**Stated goal:** Read the data and repeat all of it exactly.

★ ★ ★

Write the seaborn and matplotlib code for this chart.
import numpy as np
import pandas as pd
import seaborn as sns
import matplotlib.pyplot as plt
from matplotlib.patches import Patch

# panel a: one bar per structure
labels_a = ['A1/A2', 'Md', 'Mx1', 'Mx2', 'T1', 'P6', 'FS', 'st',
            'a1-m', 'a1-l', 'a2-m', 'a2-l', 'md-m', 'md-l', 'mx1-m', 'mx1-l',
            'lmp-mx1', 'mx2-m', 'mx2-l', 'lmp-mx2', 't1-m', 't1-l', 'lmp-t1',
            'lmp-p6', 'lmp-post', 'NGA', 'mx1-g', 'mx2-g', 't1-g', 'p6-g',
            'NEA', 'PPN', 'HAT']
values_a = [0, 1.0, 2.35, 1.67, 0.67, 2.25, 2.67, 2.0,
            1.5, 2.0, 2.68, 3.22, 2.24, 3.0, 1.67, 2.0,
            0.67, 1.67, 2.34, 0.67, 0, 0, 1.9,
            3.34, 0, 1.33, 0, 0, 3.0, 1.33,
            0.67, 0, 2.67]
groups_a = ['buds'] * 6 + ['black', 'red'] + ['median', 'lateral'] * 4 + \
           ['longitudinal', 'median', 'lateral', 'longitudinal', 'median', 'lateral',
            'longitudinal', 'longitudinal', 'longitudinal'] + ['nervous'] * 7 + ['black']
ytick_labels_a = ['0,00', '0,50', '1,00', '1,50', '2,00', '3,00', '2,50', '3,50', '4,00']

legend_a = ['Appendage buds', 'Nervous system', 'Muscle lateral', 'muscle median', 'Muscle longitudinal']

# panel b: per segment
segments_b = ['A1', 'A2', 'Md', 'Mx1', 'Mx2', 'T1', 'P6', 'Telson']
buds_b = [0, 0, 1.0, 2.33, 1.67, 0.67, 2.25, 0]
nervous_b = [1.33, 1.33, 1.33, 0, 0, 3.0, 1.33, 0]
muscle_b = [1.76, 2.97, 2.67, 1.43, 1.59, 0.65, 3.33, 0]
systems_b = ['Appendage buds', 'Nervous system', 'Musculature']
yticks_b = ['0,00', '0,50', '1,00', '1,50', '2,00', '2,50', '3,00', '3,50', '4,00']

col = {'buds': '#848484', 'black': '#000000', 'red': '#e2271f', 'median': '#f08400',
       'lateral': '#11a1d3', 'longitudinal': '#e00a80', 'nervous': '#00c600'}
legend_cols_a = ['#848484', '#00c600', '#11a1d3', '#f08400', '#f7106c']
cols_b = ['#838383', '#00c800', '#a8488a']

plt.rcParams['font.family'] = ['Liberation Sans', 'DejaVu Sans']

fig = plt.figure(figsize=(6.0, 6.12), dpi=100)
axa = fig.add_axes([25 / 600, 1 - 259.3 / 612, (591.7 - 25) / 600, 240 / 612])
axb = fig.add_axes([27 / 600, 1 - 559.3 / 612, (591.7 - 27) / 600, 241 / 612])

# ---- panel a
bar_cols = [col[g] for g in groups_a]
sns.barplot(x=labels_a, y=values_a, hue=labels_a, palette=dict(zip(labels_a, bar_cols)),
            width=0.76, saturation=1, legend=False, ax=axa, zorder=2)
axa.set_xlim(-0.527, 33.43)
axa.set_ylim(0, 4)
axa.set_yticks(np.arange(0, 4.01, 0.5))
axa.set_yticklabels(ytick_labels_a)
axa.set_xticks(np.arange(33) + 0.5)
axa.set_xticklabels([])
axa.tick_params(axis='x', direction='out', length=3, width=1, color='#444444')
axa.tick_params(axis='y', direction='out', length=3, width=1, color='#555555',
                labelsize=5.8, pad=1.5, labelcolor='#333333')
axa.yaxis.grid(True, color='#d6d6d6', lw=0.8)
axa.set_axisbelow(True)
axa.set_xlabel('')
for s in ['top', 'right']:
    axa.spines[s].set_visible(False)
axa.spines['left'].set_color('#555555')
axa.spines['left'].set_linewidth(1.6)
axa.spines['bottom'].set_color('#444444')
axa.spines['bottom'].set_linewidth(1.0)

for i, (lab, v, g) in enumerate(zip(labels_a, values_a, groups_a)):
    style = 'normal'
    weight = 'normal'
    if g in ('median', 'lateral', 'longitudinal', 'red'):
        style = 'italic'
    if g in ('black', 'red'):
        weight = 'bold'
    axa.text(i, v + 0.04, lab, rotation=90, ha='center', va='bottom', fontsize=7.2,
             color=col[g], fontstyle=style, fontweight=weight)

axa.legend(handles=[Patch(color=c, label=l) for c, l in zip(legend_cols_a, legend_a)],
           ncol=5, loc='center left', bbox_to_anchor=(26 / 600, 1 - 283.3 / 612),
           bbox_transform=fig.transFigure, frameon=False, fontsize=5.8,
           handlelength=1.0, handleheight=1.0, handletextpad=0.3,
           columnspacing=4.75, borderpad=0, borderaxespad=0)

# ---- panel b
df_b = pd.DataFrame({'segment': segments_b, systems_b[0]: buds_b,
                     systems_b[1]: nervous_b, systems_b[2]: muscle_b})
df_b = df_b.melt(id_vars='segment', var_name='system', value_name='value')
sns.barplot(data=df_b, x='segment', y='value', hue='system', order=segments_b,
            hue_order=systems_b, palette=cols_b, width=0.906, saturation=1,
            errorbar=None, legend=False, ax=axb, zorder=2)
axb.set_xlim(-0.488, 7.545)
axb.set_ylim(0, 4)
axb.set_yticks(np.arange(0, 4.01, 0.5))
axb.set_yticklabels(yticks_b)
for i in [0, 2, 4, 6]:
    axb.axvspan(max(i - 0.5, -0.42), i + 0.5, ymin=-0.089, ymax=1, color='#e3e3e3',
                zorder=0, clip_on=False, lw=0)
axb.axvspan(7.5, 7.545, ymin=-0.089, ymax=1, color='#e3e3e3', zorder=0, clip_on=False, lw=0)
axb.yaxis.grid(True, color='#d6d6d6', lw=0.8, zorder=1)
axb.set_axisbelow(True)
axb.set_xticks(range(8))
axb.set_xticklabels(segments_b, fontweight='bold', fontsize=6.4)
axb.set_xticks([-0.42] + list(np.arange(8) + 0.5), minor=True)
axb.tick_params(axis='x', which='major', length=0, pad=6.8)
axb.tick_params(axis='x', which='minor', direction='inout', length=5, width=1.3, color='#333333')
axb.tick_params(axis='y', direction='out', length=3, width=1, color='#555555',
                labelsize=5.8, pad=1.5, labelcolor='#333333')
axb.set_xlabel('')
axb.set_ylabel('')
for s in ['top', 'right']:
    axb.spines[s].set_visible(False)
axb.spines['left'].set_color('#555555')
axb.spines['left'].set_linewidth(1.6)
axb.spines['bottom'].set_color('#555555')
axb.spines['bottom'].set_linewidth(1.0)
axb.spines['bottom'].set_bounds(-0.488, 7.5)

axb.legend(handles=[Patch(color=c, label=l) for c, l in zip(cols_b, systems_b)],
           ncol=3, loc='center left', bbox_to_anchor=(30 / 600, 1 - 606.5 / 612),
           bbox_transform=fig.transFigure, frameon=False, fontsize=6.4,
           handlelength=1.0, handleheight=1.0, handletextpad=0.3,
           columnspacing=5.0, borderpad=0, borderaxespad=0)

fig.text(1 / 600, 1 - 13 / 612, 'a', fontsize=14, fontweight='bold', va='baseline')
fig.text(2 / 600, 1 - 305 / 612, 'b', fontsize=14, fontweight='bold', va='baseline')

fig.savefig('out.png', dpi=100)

★ ★ ★

**Completed exercise:**
Write the seaborn and matplotlib code for this chart.
import numpy as np
import pandas as pd
import seaborn as sns
import matplotlib.pyplot as plt
from matplotlib.patches import Patch

# panel a: one bar per structure
labels_a = ['A1/A2', 'Md', 'Mx1', 'Mx2', 'T1', 'P6', 'FS', 'st',
            'a1-m', 'a1-l', 'a2-m', 'a2-l', 'md-m', 'md-l', 'mx1-m', 'mx1-l',
            'lmp-mx1', 'mx2-m', 'mx2-l', 'lmp-mx2', 't1-m', 't1-l', 'lmp-t1',
            'lmp-p6', 'lmp-post', 'NGA', 'mx1-g', 'mx2-g', 't1-g', 'p6-g',
            'NEA', 'PPN', 'HAT']
values_a = [0, 1.0, 2.35, 1.67, 0.67, 2.25, 2.67, 2.0,
            1.5, 2.0, 2.68, 3.22, 2.24, 3.0, 1.67, 2.0,
            0.67, 1.67, 2.34, 0.67, 0, 0, 1.9,
            3.34, 0, 1.33, 0, 0, 3.0, 1.33,
            0.67, 0, 2.67]
groups_a = ['buds'] * 6 + ['black', 'red'] + ['median', 'lateral'] * 4 + \
           ['longitudinal', 'median', 'lateral', 'longitudinal', 'median', 'lateral',
            'longitudinal', 'longitudinal', 'longitudinal'] + ['nervous'] * 7 + ['black']
ytick_labels_a = ['0,00', '0,50', '1,00', '1,50', '2,00', '3,00', '2,50', '3,50', '4,00']

legend_a = ['Appendage buds', 'Nervous system', 'Muscle lateral', 'muscle median', 'Muscle longitudinal']

# panel b: per segment
segments_b = ['A1', 'A2', 'Md', 'Mx1', 'Mx2', 'T1', 'P6', 'Telson']
buds_b = [0, 0, 1.0, 2.33, 1.67, 0.67, 2.25, 0]
nervous_b = [1.33, 1.33, 1.33, 0, 0, 3.0, 1.33, 0]
muscle_b = [1.76, 2.97, 2.67, 1.43, 1.59, 0.65, 3.33, 0]
systems_b = ['Appendage buds', 'Nervous system', 'Musculature']
yticks_b = ['0,00', '0,50', '1,00', '1,50', '2,00', '2,50', '3,00', '3,50', '4,00']

col = {'buds': '#848484', 'black': '#000000', 'red': '#e2271f', 'median': '#f08400',
       'lateral': '#11a1d3', 'longitudinal': '#e00a80', 'nervous': '#00c600'}
legend_cols_a = ['#848484', '#00c600', '#11a1d3', '#f08400', '#f7106c']
cols_b = ['#838383', '#00c800', '#a8488a']

plt.rcParams['font.family'] = ['Liberation Sans', 'DejaVu Sans']

fig = plt.figure(figsize=(6.0, 6.12), dpi=100)
axa = fig.add_axes([25 / 600, 1 - 259.3 / 612, (591.7 - 25) / 600, 240 / 612])
axb = fig.add_axes([27 / 600, 1 - 559.3 / 612, (591.7 - 27) / 600, 241 / 612])

# ---- panel a
bar_cols = [col[g] for g in groups_a]
sns.barplot(x=labels_a, y=values_a, hue=labels_a, palette=dict(zip(labels_a, bar_cols)),
            width=0.76, saturation=1, legend=False, ax=axa, zorder=2)
axa.set_xlim(-0.527, 33.43)
axa.set_ylim(0, 4)
axa.set_yticks(np.arange(0, 4.01, 0.5))
axa.set_yticklabels(ytick_labels_a)
axa.set_xticks(np.arange(33) + 0.5)
axa.set_xticklabels([])
axa.tick_params(axis='x', direction='out', length=3, width=1, color='#444444')
axa.tick_params(axis='y', direction='out', length=3, width=1, color='#555555',
                labelsize=5.8, pad=1.5, labelcolor='#333333')
axa.yaxis.grid(True, color='#d6d6d6', lw=0.8)
axa.set_axisbelow(True)
axa.set_xlabel('')
for s in ['top', 'right']:
    axa.spines[s].set_visible(False)
axa.spines['left'].set_color('#555555')
axa.spines['left'].set_linewidth(1.6)
axa.spines['bottom'].set_color('#444444')
axa.spines['bottom'].set_linewidth(1.0)

for i, (lab, v, g) in enumerate(zip(labels_a, values_a, groups_a)):
    style = 'normal'
    weight = 'normal'
    if g in ('median', 'lateral', 'longitudinal', 'red'):
        style = 'italic'
    if g in ('black', 'red'):
        weight = 'bold'
    axa.text(i, v + 0.04, lab, rotation=90, ha='center', va='bottom', fontsize=7.2,
             color=col[g], fontstyle=style, fontweight=weight)

axa.legend(handles=[Patch(color=c, label=l) for c, l in zip(legend_cols_a, legend_a)],
           ncol=5, loc='center left', bbox_to_anchor=(26 / 600, 1 - 283.3 / 612),
           bbox_transform=fig.transFigure, frameon=False, fontsize=5.8,
           handlelength=1.0, handleheight=1.0, handletextpad=0.3,
           columnspacing=4.75, borderpad=0, borderaxespad=0)

# ---- panel b
df_b = pd.DataFrame({'segment': segments_b, systems_b[0]: buds_b,
                     systems_b[1]: nervous_b, systems_b[2]: muscle_b})
df_b = df_b.melt(id_vars='segment', var_name='system', value_name='value')
sns.barplot(data=df_b, x='segment', y='value', hue='system', order=segments_b,
            hue_order=systems_b, palette=cols_b, width=0.906, saturation=1,
            errorbar=None, legend=False, ax=axb, zorder=2)
axb.set_xlim(-0.488, 7.545)
axb.set_ylim(0, 4)
axb.set_yticks(np.arange(0, 4.01, 0.5))
axb.set_yticklabels(yticks_b)
for i in [0, 2, 4, 6]:
    axb.axvspan(max(i - 0.5, -0.42), i + 0.5, ymin=-0.089, ymax=1, color='#e3e3e3',
                zorder=0, clip_on=False, lw=0)
axb.axvspan(7.5, 7.545, ymin=-0.089, ymax=1, color='#e3e3e3', zorder=0, clip_on=False, lw=0)
axb.yaxis.grid(True, color='#d6d6d6', lw=0.8, zorder=1)
axb.set_axisbelow(True)
axb.set_xticks(range(8))
axb.set_xticklabels(segments_b, fontweight='bold', fontsize=6.4)
axb.set_xticks([-0.42] + list(np.arange(8) + 0.5), minor=True)
axb.tick_params(axis='x', which='major', length=0, pad=6.8)
axb.tick_params(axis='x', which='minor', direction='inout', length=5, width=1.3, color='#333333')
axb.tick_params(axis='y', direction='out', length=3, width=1, color='#555555',
                labelsize=5.8, pad=1.5, labelcolor='#333333')
axb.set_xlabel('')
axb.set_ylabel('')
for s in ['top', 'right']:
    axb.spines[s].set_visible(False)
axb.spines['left'].set_color('#555555')
axb.spines['left'].set_linewidth(1.6)
axb.spines['bottom'].set_color('#555555')
axb.spines['bottom'].set_linewidth(1.0)
axb.spines['bottom'].set_bounds(-0.488, 7.5)

axb.legend(handles=[Patch(color=c, label=l) for c, l in zip(cols_b, systems_b)],
           ncol=3, loc='center left', bbox_to_anchor=(30 / 600, 1 - 606.5 / 612),
           bbox_transform=fig.transFigure, frameon=False, fontsize=6.4,
           handlelength=1.0, handleheight=1.0, handletextpad=0.3,
           columnspacing=5.0, borderpad=0, borderaxespad=0)

fig.text(1 / 600, 1 - 13 / 612, 'a', fontsize=14, fontweight='bold', va='baseline')
fig.text(2 / 600, 1 - 305 / 612, 'b', fontsize=14, fontweight='bold', va='baseline')

fig.savefig('out.png', dpi=100)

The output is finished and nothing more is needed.